「自動販売機でジュースを買うついでに、音楽も買っておこう」---。モバイルキャストテレマティクスは2004年春にも、無線LANによる自動車向けの情報配信サービスを開始する。配信用の小型サーバーを自社開発し、自動販売機の中や自動車販売店に設置。そこから情報配信する予定だ。

 配信する情報は音楽や映画、地図などである。当初はカーナビを対象としたサービスを展開し、2004年秋をメドにカー・オーディオを対象としたサービスを追加する。自動車側には無線LANと携帯電話回線(KDDIのCDMA2000 1x)に対応した車載端末を搭載し、カーナビやカー・オーディオと組み合わせて使う。

 モバイルキャストは2002年10月にオムロンと提携し、2003年春にも自動車向けの情報配信サービスを開始すると発表していた。

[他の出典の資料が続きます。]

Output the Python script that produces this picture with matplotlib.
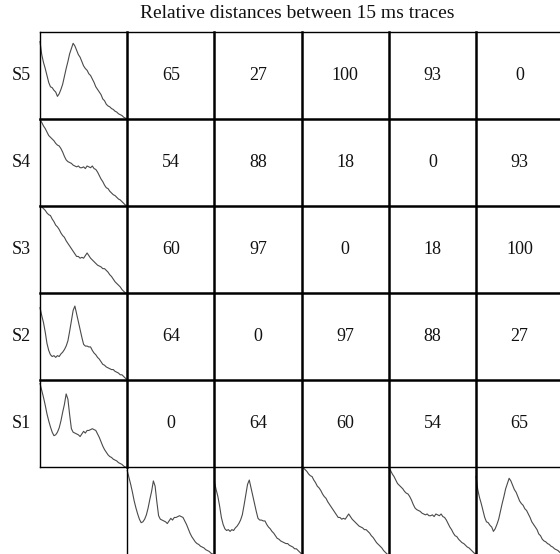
import matplotlib
matplotlib.use("Agg")
import matplotlib.pyplot as plt
import numpy as np

plt.rcParams['font.family'] = ['Liberation Serif', 'DejaVu Serif']

title = "Relative distances between 15 ms traces"
row_labels = ["S5", "S4", "S3", "S2", "S1"]
col_labels = ["S1", "S2", "S3", "S4", "S5"]

# distance matrix: rows S5..S1 (top to bottom), columns S1..S5
distances = [
    [65, 27, 100, 93, 0],
    [54, 88, 18, 0, 93],
    [60, 97, 0, 18, 100],
    [64, 0, 97, 88, 27],
    [0, 64, 60, 54, 65],
]

# trace shapes (fraction of cell), common x grid
trace_x = [i * 0.02 for i in range(51)]
trace_S1 = [.96, .88, .80, .71, .61, .53, .46, .40, .36, .37, .40, .45, .53, .63, .72, .84,
            .78, .60, .44, .40, .39, .38, .37, .35, .38, .41, .39, .42, .42, .43, .44, .43,
            .42, .38, .34, .29, .24, .20, .17, .14, .12, .11, .09, .08, .07, .05, .04, .03,
            .01, .00, -.01]
trace_S2 = [.83, .74, .66, .55, .42, .34, .29, .27, .28, .26, .28, .27, .30, .32, .35, .39,
            .45, .56, .68, .80, .85, .76, .67, .58, .49, .41, .39, .39, .38, .38, .34, .31,
            .29, .26, .24, .21, .18, .17, .15, .14, .13, .12, .12, .10, .09, .08, .06, .06,
            .04, .02, .00]
trace_S3 = [1.0, .99, .97, .95, .92, .90, .89, .85, .82, .78, .76, .73, .69, .66, .64, .60,
            .57, .54, .51, .48, .45, .42, .42, .40, .41, .40, .43, .46, .43, .40, .38, .36,
            .34, .32, .31, .30, .28, .28, .26, .24, .21, .19, .16, .13, .11, .09, .07, .04,
            .02, .00, -.01]
trace_S4 = [.99, .96, .92, .89, .85, .81, .79, .77, .75, .72, .70, .69, .66, .62, .57, .53,
            .51, .50, .49, .47, .46, .45, .46, .44, .44, .45, .43, .46, .45, .44, .46, .43,
            .42, .39, .35, .31, .28, .24, .21, .20, .17, .15, .13, .12, .10, .08, .07, .05,
            .03, .01, .00]
trace_S5 = [.89, .74, .65, .58, .50, .42, .37, .36, .33, .31, .26, .29, .34, .40, .49, .58,
            .66, .75, .81, .87, .84, .79, .74, .71, .66, .61, .58, .56, .52, .50, .46, .42,
            .37, .34, .31, .28, .23, .21, .17, .15, .14, .12, .11, .09, .08, .06, .05, .04,
            .02, .01, .00]
traces = {"S1": trace_S1, "S2": trace_S2, "S3": trace_S3, "S4": trace_S4, "S5": trace_S5}

W, H = 560, 554
fig = plt.figure(figsize=(W / 100, H / 100), dpi=100)
cell_px = 87.2
ax = fig.add_axes([40 / W, 0, 520 / W, 522 / H])
ax.set_xlim(0, 520 / cell_px)
ax.set_ylim(0, 6)
ax.axis('off')

n = 5
tx = np.array(trace_x)
trace_color = '#4a4a4a'
# left column traces
for i, lab in enumerate(row_labels):
    row = n - i  # S5 at row 5
    ax.plot(tx, row + np.array(traces[lab]), color=trace_color, lw=0.8, clip_on=False)
# bottom row traces
for j, lab in enumerate(col_labels):
    ax.plot(1 + j + tx, np.array(traces[lab]), color=trace_color, lw=0.8, clip_on=False)

# grid lines
thin, thick = 1.0, 1.8
ax.plot([0, 6], [6, 6], color='black', lw=thin, clip_on=False)          # top
ax.plot([0, 6], [1, 1], color='black', lw=thin, clip_on=False)          # above bottom row
for r in range(2, 6):
    ax.plot([0, 6], [r, r], color='black', lw=thick, clip_on=False)
ax.plot([0, 0], [1, 6], color='black', lw=thin, clip_on=False)          # left border
ax.plot([1, 1], [1, 6], color='black', lw=thick, clip_on=False)
ax.plot([1, 1], [0, 1], color='black', lw=thin, clip_on=False)
for c in range(2, 6):
    ax.plot([c, c], [0, 6], color='black', lw=thick, clip_on=False)

# numbers
for i in range(n):
    row = n - i
    for j in range(n):
        ax.text(1 + j + 0.5, row + 0.5, str(distances[i][j]), ha='center', va='center',
                fontsize=13, color='#111111')
    ax.text(-0.21, row + 0.5, row_labels[i], ha='center', va='center', fontsize=13,
            color='#111111')

fig.text(297 / W, 1 - 14 / H, title, ha='center', va='center', fontsize=14, color='#111111')

fig.savefig("out.png", dpi=100)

今回のサービスが実現すれば約1年遅れでの提供開始となる。モバイルキャストはすでに、車載端末の試作ボードやソフトウエアを開発済みで、海外の高級車メーカーやカーナビ/カー・オーディオのメーカーに採用を働き掛けている。

 同社が開発した試作ボードは3種類。一つ目はカーナビに接続する車載端末で、日立製作所の「SH-4」プロセサを搭載する。二つ目はカー・オーディオに接続する車載端末で、米テキサス・インスツルメンツの「OMAP」を搭載している。いずれもOSはLinuxである。三つ目は後部座席の搭乗者などに向けた映像再生専用機で、上記の車載端末、液晶モニターと組み合わせて使う。米イクエータ・テクノロジーズの動画再生用LSIを搭載している。